Visualizing the Pulse

Exploratory Data Analysis (EDA): Finding the signal before we ever train the model.

You have your data in an ABT format (Module 2). The temptation is to immediately throw it into a regression model to get "Results." Do not do this.

MMM models are incredibly sensitive to noise. If you don't know what your data looks like—where the spikes are, which channels move together, and what the seasonality looks like—you will build a model that lies to you. This module covers the three essential Python visualizations you must run first.

1. Decomposing Time (Trend vs. Seasonality)

Sales data is a combination of three invisible forces:
1. Trend: Is the business generally growing or shrinking?
2. Seasonality: Does revenue always peak in December or on Pay-Day?
3. Residuals: The random noise (or the impact of marketing).

We use the statsmodels library to mathematically separate these layers.

import pandas as pd
import matplotlib.pyplot as plt
from statsmodels.tsa.seasonal import seasonal_decompose

# Load data and set Date as index
df = pd.read_csv('mmm_abt.csv', parse_dates=['date'], index_col='date')

# Decompose the Sales column
result = seasonal_decompose(df['sales'], model='additive', period=52)

# Plot the decomposition
result.plot()
plt.show()

What to look for: If your "Residuals" graph still has a clear wavy pattern, it means your model missed a seasonality variable (e.g., you forgot to flag Easter). The residuals should look like random static.

2. The Multicollinearity Trap

This is the #1 killer of MMM models. Multicollinearity happens when two variables move perfectly in sync.

Example: You always increase TV spend and Search spend at the exact same time (e.g., for a Black Friday campaign). The model cannot mathematically tell which one caused the sales spike. It might give TV huge credit and Search zero credit, or vice versa.

The Correlation Matrix

We visualize this using a Seaborn heatmap.

import seaborn as sns

# Select only numeric media columns
media_cols = ['tv_spend', 'fb_spend', 'search_spend', 'tiktok_spend']
corr_matrix = df[media_cols].corr()

# Plot Heatmap
sns.heatmap(corr_matrix, annot=True, cmap='coolwarm')
The Danger Zone If any two channels have a correlation > 0.7, you have a problem.
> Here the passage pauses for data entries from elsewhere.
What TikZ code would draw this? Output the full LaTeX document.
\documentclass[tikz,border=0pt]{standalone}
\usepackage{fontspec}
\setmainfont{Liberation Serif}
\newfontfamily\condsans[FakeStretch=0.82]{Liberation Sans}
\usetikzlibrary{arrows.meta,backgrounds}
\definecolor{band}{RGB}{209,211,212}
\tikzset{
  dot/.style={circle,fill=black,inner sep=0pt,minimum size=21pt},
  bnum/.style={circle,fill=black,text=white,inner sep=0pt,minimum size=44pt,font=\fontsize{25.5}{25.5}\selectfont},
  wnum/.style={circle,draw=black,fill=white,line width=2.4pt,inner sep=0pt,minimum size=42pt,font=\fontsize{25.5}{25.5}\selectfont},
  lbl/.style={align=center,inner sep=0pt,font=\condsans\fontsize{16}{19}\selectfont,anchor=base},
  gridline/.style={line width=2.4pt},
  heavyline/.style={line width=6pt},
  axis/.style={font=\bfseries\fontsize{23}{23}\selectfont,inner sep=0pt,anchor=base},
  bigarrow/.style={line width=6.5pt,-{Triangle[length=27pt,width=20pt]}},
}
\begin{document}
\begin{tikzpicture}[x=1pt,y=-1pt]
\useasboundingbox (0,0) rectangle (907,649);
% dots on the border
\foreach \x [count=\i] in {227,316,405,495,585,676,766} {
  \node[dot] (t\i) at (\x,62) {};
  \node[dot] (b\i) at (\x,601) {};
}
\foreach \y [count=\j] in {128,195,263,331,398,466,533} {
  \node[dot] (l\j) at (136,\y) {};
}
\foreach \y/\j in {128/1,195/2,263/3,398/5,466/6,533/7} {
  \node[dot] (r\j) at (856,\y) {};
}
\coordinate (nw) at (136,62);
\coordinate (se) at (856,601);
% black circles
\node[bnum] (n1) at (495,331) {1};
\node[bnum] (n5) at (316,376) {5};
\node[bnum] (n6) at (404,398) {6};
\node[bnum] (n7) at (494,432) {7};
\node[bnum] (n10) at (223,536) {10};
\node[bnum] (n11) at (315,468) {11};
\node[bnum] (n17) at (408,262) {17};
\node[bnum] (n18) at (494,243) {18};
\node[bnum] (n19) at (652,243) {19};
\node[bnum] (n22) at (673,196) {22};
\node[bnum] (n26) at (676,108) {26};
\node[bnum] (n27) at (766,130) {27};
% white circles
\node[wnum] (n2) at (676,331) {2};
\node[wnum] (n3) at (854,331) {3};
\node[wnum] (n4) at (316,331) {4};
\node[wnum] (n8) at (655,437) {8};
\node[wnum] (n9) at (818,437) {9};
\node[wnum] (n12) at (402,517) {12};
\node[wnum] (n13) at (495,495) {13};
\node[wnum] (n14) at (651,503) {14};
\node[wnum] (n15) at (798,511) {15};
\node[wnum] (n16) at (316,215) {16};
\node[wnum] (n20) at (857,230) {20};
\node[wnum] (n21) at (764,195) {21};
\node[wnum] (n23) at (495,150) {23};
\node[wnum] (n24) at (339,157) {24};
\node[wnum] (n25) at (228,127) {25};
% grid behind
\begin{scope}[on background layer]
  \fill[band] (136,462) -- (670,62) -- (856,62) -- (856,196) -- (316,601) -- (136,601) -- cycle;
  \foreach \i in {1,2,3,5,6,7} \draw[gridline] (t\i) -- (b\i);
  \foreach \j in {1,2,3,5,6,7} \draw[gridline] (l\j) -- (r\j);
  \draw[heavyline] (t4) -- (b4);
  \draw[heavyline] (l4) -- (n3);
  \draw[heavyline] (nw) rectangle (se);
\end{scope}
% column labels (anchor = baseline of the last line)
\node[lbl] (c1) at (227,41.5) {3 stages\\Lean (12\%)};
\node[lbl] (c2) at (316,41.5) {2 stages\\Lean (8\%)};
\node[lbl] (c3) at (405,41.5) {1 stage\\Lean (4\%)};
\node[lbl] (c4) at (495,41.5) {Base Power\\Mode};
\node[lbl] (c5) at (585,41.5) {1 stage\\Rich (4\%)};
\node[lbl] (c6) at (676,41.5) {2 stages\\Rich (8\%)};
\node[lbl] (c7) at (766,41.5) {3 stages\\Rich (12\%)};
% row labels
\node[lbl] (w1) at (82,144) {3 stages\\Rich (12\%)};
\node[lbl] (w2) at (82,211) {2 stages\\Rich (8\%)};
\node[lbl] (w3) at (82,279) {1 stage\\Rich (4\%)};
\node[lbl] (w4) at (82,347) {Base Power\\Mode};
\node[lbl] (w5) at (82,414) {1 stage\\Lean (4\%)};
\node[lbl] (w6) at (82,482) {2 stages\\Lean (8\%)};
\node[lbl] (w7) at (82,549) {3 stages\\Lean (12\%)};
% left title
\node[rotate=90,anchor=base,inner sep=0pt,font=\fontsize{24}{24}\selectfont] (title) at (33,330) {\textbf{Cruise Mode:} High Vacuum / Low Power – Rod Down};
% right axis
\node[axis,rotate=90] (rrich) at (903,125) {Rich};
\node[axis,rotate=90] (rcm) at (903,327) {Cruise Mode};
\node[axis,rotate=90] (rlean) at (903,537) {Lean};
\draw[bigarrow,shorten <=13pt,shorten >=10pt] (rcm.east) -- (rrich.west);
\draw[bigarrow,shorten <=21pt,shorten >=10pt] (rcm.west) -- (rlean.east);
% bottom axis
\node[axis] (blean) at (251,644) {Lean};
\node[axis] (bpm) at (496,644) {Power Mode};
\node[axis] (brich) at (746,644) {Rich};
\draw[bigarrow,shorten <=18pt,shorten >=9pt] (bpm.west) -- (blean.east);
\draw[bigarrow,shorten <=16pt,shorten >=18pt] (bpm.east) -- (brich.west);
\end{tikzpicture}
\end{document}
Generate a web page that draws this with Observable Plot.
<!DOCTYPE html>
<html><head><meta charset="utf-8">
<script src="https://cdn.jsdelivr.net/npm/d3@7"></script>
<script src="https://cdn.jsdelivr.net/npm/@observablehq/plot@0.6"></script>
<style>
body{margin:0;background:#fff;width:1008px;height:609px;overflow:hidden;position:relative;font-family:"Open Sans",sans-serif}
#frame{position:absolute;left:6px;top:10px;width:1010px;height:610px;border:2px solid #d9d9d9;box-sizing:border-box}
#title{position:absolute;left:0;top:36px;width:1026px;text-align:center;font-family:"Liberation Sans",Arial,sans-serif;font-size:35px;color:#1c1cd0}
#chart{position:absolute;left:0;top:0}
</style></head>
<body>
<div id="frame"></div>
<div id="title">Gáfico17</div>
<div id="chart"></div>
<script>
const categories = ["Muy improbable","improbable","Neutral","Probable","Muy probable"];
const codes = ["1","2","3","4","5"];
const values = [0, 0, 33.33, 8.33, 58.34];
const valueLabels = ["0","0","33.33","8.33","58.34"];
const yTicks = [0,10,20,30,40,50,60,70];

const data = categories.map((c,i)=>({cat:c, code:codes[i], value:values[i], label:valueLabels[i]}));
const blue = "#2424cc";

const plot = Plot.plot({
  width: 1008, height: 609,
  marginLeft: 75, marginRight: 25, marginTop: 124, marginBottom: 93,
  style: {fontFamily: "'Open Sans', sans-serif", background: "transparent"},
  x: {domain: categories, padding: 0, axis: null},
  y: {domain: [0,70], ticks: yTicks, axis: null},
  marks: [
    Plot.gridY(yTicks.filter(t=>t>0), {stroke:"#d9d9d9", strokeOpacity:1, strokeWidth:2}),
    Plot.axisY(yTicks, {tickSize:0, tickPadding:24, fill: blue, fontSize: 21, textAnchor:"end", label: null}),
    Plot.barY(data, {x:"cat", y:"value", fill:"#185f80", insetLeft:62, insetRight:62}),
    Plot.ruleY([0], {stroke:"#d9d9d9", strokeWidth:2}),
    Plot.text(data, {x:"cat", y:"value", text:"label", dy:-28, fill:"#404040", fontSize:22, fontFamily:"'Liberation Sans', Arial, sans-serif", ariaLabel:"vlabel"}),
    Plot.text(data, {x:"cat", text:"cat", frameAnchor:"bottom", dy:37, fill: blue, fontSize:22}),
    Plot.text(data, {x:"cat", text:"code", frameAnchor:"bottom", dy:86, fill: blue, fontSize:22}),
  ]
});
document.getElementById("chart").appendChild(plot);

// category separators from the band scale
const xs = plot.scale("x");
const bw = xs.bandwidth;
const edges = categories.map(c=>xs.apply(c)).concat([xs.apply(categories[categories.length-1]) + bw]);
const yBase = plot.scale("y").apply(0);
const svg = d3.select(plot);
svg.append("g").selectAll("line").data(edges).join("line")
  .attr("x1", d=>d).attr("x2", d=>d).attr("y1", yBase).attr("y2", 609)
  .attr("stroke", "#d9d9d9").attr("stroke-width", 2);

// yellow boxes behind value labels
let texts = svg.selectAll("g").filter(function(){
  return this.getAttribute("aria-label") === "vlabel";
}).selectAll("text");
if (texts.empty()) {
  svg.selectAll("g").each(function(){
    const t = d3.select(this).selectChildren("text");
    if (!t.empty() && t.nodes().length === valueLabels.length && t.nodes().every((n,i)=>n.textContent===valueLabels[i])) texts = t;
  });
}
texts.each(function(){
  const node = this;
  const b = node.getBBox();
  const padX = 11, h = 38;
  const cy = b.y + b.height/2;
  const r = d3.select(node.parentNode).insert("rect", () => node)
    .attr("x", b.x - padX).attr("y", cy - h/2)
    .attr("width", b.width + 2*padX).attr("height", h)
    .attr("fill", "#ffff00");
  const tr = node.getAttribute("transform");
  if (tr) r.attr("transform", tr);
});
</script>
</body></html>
You may need to:
1. Drop one of the channels.
2. Combine them (e.g., "FB + Insta" = "Social").
3. Use Ridge Regression (covered in Module 7) to handle the correlation.

3. Visualizing Saturation (Line Plots)

Finally, we need to check if there is a linear relationship between Spend and Sales. We do this by plotting simple scatter plots for each channel.

for channel in media_cols:
    plt.scatter(df[channel], df['sales'])
    plt.title(f"Sales vs {channel}")
    plt.show()

Interpretation:
- If you see a straight line going up ↗️, you haven't hit saturation yet. Spend more!
- If you see a curve flattening out (like a logarithmic curve), you are hitting diminishing returns. This confirms we need to use Hill Functions in our feature engineering.

Now that we understand the shape of our data, we are ready to transform it mathematically to better represent reality.